O, “Zulüm politikasını aktif olarak takip etmedim” diye yanıtladı.

Şaşırdım: "Bu harika! Polisin olaya karışmaması neredeyse imkansız.”

O, "Benim fikrime göre Falun Dafa'yı evde uygulamanın bir sakıncası yok, sadece onu toplum içinde tanıtmayın." dedi.

Falun Dafa'nın neyle ilgili olduğunu tam olarak anlamadığını fark ettim. Bu yüzden ÇKP'nin Falun Dafa'yı karalamak ve iftira atmak için devlet kontrolündeki medyayı nasıl kullandığı hakkında konuşmaya başladım. Birçok kişinin aldatıldığını anlattım.
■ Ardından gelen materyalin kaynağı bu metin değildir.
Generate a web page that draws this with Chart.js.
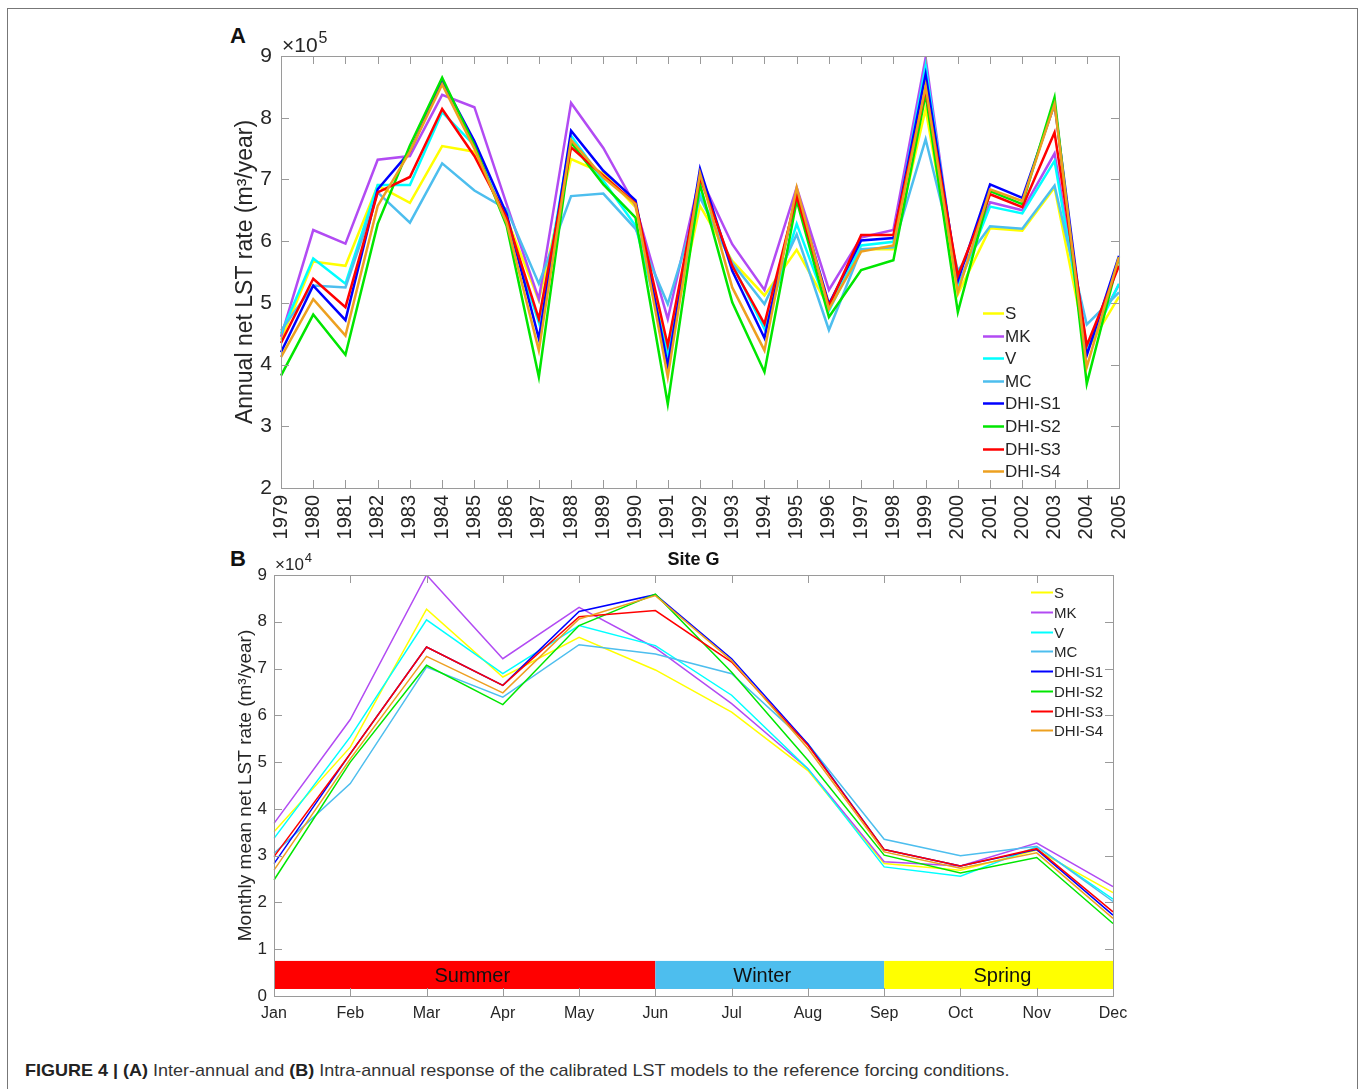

Rejim, Falun Dafa'yı yok etmek için milyonlarca uygulayıcıyı tutukladı ve hatta organları için öldürdü. Uygulayıcılar insanlara Falun Dafa hakkındaki gerçeği anlatmak için hayatlarını riske attılar.

Anladı ama içini çekerek, “Sana inanıyorum. Ama komünist rejim sistemine yapabileceğimiz hiçbir şey yok. ÇKP'nin politikalarını takip etmeyenlere suçlu muamelesi yapılıyor.” dedi.

"Kesinlikle" diye devam ettim, "Zulmün başlangıcında, yerel büromuzun şefi, bir uygulayıcıyı inancından vazgeçmeye ikna etmeye çalıştı. Masanın üzerindeki bir dilim karpuzu işaret etti: Hepimiz karpuzun kırmızı olduğunu biliyoruz, ancak ÇKP onun siyah olduğunu söylerse, onun siyah olduğunu söylemek zorundasınız, yoksa suçlu muamelesi görürsünüz.”

Başını sallamaya devam etti.

Çocuklarının tamamının ABD'de olduğunu ancak vize alma yasağı nedeniyle onlara katılamadığını da belirtti.

Vedalaşmadan önce onu ÇKP’den ayrılması için cesaretlendirdim. Mutlu bir şekilde "Evet, lütfen!" dedi.